Nonfarm payrolls increased 128,000 and the jobless rate edged up a tenth of a point to 3.6 percent in October, according to the latest Labor Department estimates.
Overall payrolls increased despite a drop in manufacturing employment because of a General Motors strike.
The initial estimate for payroll gains in September was revised upward 44,000 to 180,000. The estimate for August was revised upward 51,000 to 219,000.
With the latest numbers, payrolls increased an average of 167,000 a month through the first 10 months of 2019. Payrolls increased an average of 223,000 a month in 2018.
For October, 5.9 million people were counted among those unsuccessfully looking for work. Of those, 1.3 million people have been out of work for 27 weeks or longer.
Another 4.4 million people were counted among those working part time because their hours had been cut or they were unable to find full-time positions.
The labor participation rate edged up a tenth of a point to 63.3 percent.
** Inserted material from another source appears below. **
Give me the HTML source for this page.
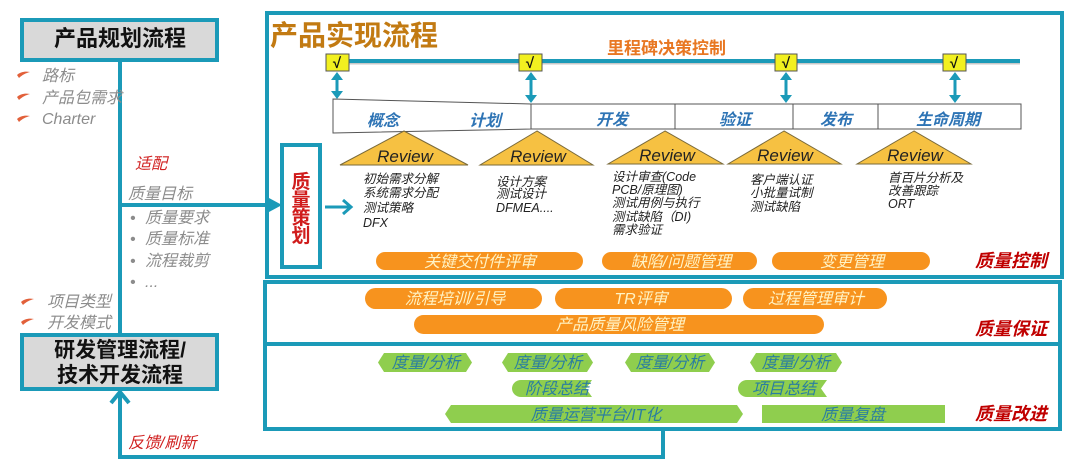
<!DOCTYPE html>
<html><head><meta charset="utf-8"><style>
html,body{margin:0;padding:0;background:#fff;width:1080px;height:472px;overflow:hidden}
svg{display:block}
text{font-family:"Liberation Sans","Noto Sans CJK SC",sans-serif}
.g{fill:#8c8c8c;font-style:italic;font-size:16px}
.d{fill:#222;font-style:italic;font-size:12.5px}
.rv{fill:#222;font-style:italic;font-size:17px}
.ph{fill:#2e74b5;font-style:italic;font-weight:bold;font-size:16px}
.op{fill:#fff3c4;font-style:italic;font-size:16px}
.gp{fill:#2a7ea0;font-style:italic;font-size:16px}
.rd{fill:#c00000;font-style:italic;font-weight:bold;font-size:18px}
</style></head><body>
<svg width="1080" height="472" viewBox="0 0 1080 472" xmlns="http://www.w3.org/2000/svg">
<defs>
<path id="chk" d="M0,3 C3,0 8,-1 13,0 C9,1 5,3 2,6 Z" fill="#e2603a"/>
</defs>

<!-- left connectors -->
<line x1="120" y1="60" x2="120" y2="335" stroke="#1b9ab8" stroke-width="4"/>
<polyline points="663,429 663,457 120,457 120,393" fill="none" stroke="#1b9ab8" stroke-width="4"/>
<polyline points="111,403 120,392 129,403" fill="none" stroke="#1b9ab8" stroke-width="4"/>

<!-- left boxes -->
<rect x="22" y="20" width="195" height="40" fill="#d9d9d9" stroke="#1b9ab8" stroke-width="4"/>
<text x="120" y="46" text-anchor="middle" font-size="22" font-weight="bold" fill="#111">产品规划流程</text>
<rect x="22" y="335" width="195" height="54" fill="#d9d9d9" stroke="#1b9ab8" stroke-width="4"/>
<text x="120" y="357" text-anchor="middle" font-size="21" font-weight="bold" fill="#111">研发管理流程/</text>
<text x="120" y="382" text-anchor="middle" font-size="21" font-weight="bold" fill="#111">技术开发流程</text>

<!-- left texts -->
<use href="#chk" x="17" y="72"/>
<use href="#chk" x="17" y="94"/>
<use href="#chk" x="17" y="116"/>
<text class="g" x="42" y="81">路标</text>
<text class="g" x="42" y="103">产品包需求</text>
<text class="g" x="42" y="124">Charter</text>
<text x="135" y="169" font-size="16" font-style="italic" fill="#d02020">适配</text>
<text class="g" x="128" y="199">质量目标</text>
<text class="g" x="130" y="223">•</text><text class="g" x="145" y="223">质量要求</text>
<text class="g" x="130" y="244">•</text><text class="g" x="145" y="244">质量标准</text>
<text class="g" x="130" y="266">•</text><text class="g" x="145" y="266">流程裁剪</text>
<text class="g" x="130" y="287">•</text><text class="g" x="145" y="287">...</text>
<use href="#chk" x="21" y="299"/>
<use href="#chk" x="21" y="319"/>
<text class="g" x="47" y="307">项目类型</text>
<text class="g" x="47" y="328">开发模式</text>
<text x="128" y="448" font-size="16" font-style="italic" fill="#d02020">反馈/刷新</text>

<!-- main boxes -->
<rect x="267" y="13" width="795" height="264" fill="#fff" stroke="#1b9ab8" stroke-width="4"/>
<rect x="265" y="282" width="795" height="62" fill="#fff" stroke="#1b9ab8" stroke-width="4"/>
<rect x="265" y="344" width="795" height="85" fill="#fff" stroke="#1b9ab8" stroke-width="4"/>

<!-- left arrow into quality planning -->
<line x1="120" y1="205" x2="274" y2="205" stroke="#1b9ab8" stroke-width="4"/>
<polygon points="269,198 282,205 269,212" fill="#1b9ab8"/>

<text x="270" y="45" font-size="28" font-weight="bold" fill="#c27a12">产品实现流程</text>
<text x="607" y="54" font-size="17" font-weight="bold" fill="#e87722">里程碑决策控制</text>

<!-- milestone line -->
<line x1="338" y1="63" x2="1020" y2="63" stroke="#c8c8c8" stroke-width="3"/>
<line x1="338" y1="61" x2="1020" y2="61" stroke="#1b9ab8" stroke-width="4"/>

<!-- double arrows -->
<g fill="#1b9ab8" stroke="#1b9ab8">
<line x1="337" y1="78" x2="337" y2="93" stroke-width="3"/>
<polygon points="337,72 331,80 343,80" stroke="none"/><polygon points="337,99 331,91 343,91" stroke="none"/>
<line x1="531" y1="78" x2="531" y2="97" stroke-width="3"/>
<polygon points="531,72 525,80 537,80" stroke="none"/><polygon points="531,103 525,95 537,95" stroke="none"/>
<line x1="786" y1="78" x2="786" y2="97" stroke-width="3"/>
<polygon points="786,72 780,80 792,80" stroke="none"/><polygon points="786,103 780,95 792,95" stroke="none"/>
<line x1="955" y1="78" x2="955" y2="97" stroke-width="3"/>
<polygon points="955,72 949,80 961,80" stroke="none"/><polygon points="955,103 949,95 961,95" stroke="none"/>
</g>

<!-- checkboxes -->
<g stroke="#555" stroke-width="1" fill="#f2f020">
<rect x="326" y="54" width="23" height="17"/>
<rect x="519" y="54" width="23" height="17"/>
<rect x="775" y="54" width="22" height="17"/>
<rect x="943" y="54" width="23" height="17"/>
</g>
<g font-size="15" font-weight="bold" fill="#111" text-anchor="middle">
<text x="337" y="68">√</text><text x="530" y="68">√</text><text x="786" y="68">√</text><text x="954" y="68">√</text>
</g>

<!-- phase bar -->
<polygon points="333,99 531,104 531,129 333,133" fill="#fff" stroke="#555" stroke-width="1"/>
<rect x="531" y="104" width="490" height="25" fill="#fff" stroke="#555" stroke-width="1"/>
<g stroke="#555" stroke-width="1">
<line x1="675" y1="104" x2="675" y2="129"/><line x1="793" y1="104" x2="793" y2="129"/><line x1="878" y1="104" x2="878" y2="129"/>
</g>
<g text-anchor="middle">
<text class="ph" x="383" y="126">概念</text>
<text class="ph" x="485" y="126">计划</text>
<text class="ph" x="612" y="125">开发</text>
<text class="ph" x="735" y="125">验证</text>
<text class="ph" x="836" y="125">发布</text>
<text class="ph" x="948" y="125">生命周期</text>
</g>

<!-- review triangles -->
<g fill="#f6c142" stroke="#7a6a3a" stroke-width="1">
<polygon points="404,131 340,165 468,165"/>
<polygon points="537,131 480,165 593,165"/>
<polygon points="665,131 608,164 723,164"/>
<polygon points="784,131 728,164 841,164"/>
<polygon points="914,131 857,164 971,164"/>
</g>
<g text-anchor="middle">
<text class="rv" x="405" y="162">Review</text>
<text class="rv" x="538" y="162">Review</text>
<text class="rv" x="667" y="161">Review</text>
<text class="rv" x="785" y="161">Review</text>
<text class="rv" x="915" y="161">Review</text>
</g>

<!-- descriptions -->
<text class="d" x="363" y="183">初始需求分解</text>
<text class="d" x="363" y="197">系统需求分配</text>
<text class="d" x="363" y="212">测试策略</text>
<text class="d" x="363" y="227">DFX</text>
<text class="d" x="496" y="186">设计方案</text>
<text class="d" x="496" y="198">测试设计</text>
<text class="d" x="496" y="212">DFMEA....</text>
<text class="d" x="612" y="181">设计审查(Code</text>
<text class="d" x="612" y="194">PCB/原理图)</text>
<text class="d" x="612" y="207">测试用例与执行</text>
<text class="d" x="612" y="221">测试缺陷（DI)</text>
<text class="d" x="612" y="234">需求验证</text>
<text class="d" x="750" y="184">客户端认证</text>
<text class="d" x="750" y="197">小批量试制</text>
<text class="d" x="750" y="211">测试缺陷</text>
<text class="d" x="888" y="182">首百片分析及</text>
<text class="d" x="888" y="195">改善跟踪</text>
<text class="d" x="888" y="208">ORT</text>

<!-- quality planning box -->
<rect x="282" y="145" width="38" height="122" fill="#fff" stroke="#1b9ab8" stroke-width="4"/>
<g font-size="19" font-weight="bold" fill="#d01c1c" text-anchor="middle">
<text x="301" y="188">质</text><text x="301" y="206">量</text><text x="301" y="224">策</text><text x="301" y="242">划</text>
</g>
<line x1="325" y1="207" x2="350" y2="207" stroke="#1b9ab8" stroke-width="3"/>
<polyline points="343,200 351,207 343,214" fill="none" stroke="#1b9ab8" stroke-width="3"/>

<!-- orange pills -->
<g fill="#f7931e">
<rect x="376" y="252" width="207" height="18" rx="9"/>
<rect x="602" y="252" width="155" height="18" rx="9"/>
<rect x="772" y="252" width="158" height="18" rx="9"/>
<rect x="365" y="288" width="177" height="21" rx="10.5"/>
<rect x="555" y="288" width="177" height="21" rx="10.5"/>
<rect x="743" y="288" width="144" height="21" rx="10.5"/>
<rect x="414" y="315" width="410" height="19" rx="9.5"/>
</g>
<g text-anchor="middle">
<text class="op" x="480" y="267">关键交付件评审</text>
<text class="op" x="681" y="267">缺陷/问题管理</text>
<text class="op" x="852" y="267">变更管理</text>
<text class="op" x="455" y="304">流程培训/引导</text>
<text class="op" x="641" y="304">TR评审</text>
<text class="op" x="816" y="304">过程管理审计</text>
<text class="op" x="620" y="330">产品质量风险管理</text>
</g>

<!-- green shapes -->
<g fill="#8fce4e">
<path d="M378,362.5 L384,353 L466,353 L472,362.5 L466,372 L384,372 Z"/>
<path d="M502,362.5 L508,353 L587,353 L593,362.5 L587,372 L508,372 Z"/>
<path d="M625,362.5 L631,353 L709,353 L715,362.5 L709,372 L631,372 Z"/>
<path d="M750,362.5 L756,353 L836,353 L842,362.5 L836,372 L756,372 Z"/>
<path d="M521,380 L592,380 L586,388.5 L592,397 L521,397 A9,8.5 0 0 1 521,380 Z"/>
<path d="M747,380 L827,380 L821,388.5 L827,397 L747,397 A9,8.5 0 0 1 747,380 Z"/>
<path d="M445,414 L451,405 L737,405 L743,414 L737,423 L451,423 Z"/>
<rect x="762" y="405" width="183" height="18"/>
</g>
<g text-anchor="middle">
<text class="gp" x="426" y="368">度量/分析</text>
<text class="gp" x="548" y="368">度量/分析</text>
<text class="gp" x="670" y="368">度量/分析</text>
<text class="gp" x="796" y="368">度量/分析</text>
<text class="gp" x="557" y="394">阶段总结</text>
<text class="gp" x="784" y="394">项目总结</text>
<text class="gp" x="596" y="420">质量运营平台/IT化</text>
<text class="gp" x="853" y="420">质量复盘</text>
</g>

<!-- section labels -->
<text class="rd" x="975" y="267">质量控制</text>
<text class="rd" x="975" y="335">质量保证</text>
<text class="rd" x="975" y="420">质量改进</text>
</svg>
</body></html>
Payroll gains were spread out among a number of industry sectors. Employment increased 48,000 in food services and at drinking places, 22,000 in professional and business services, 16,000 in financial activities and 15,000 in health care.
Manufacturing payrolls decreased 36,000, a reflection of strike activity. Federal government employment fell 17,000 as 20,000 temporary workers hired to prepare for the 2020 census completed their work.
The average workweek for employees on private, nonfarm payrolls held steady at 34.4 hours. The manufacturing work week shortened two-tenths of an hour 40.3 hours.
Average hourly earnings for employees on private, nonfarm payrolls rose 6 cents to $28.18. Over the past year, average hourly earnings have increased 3 percent.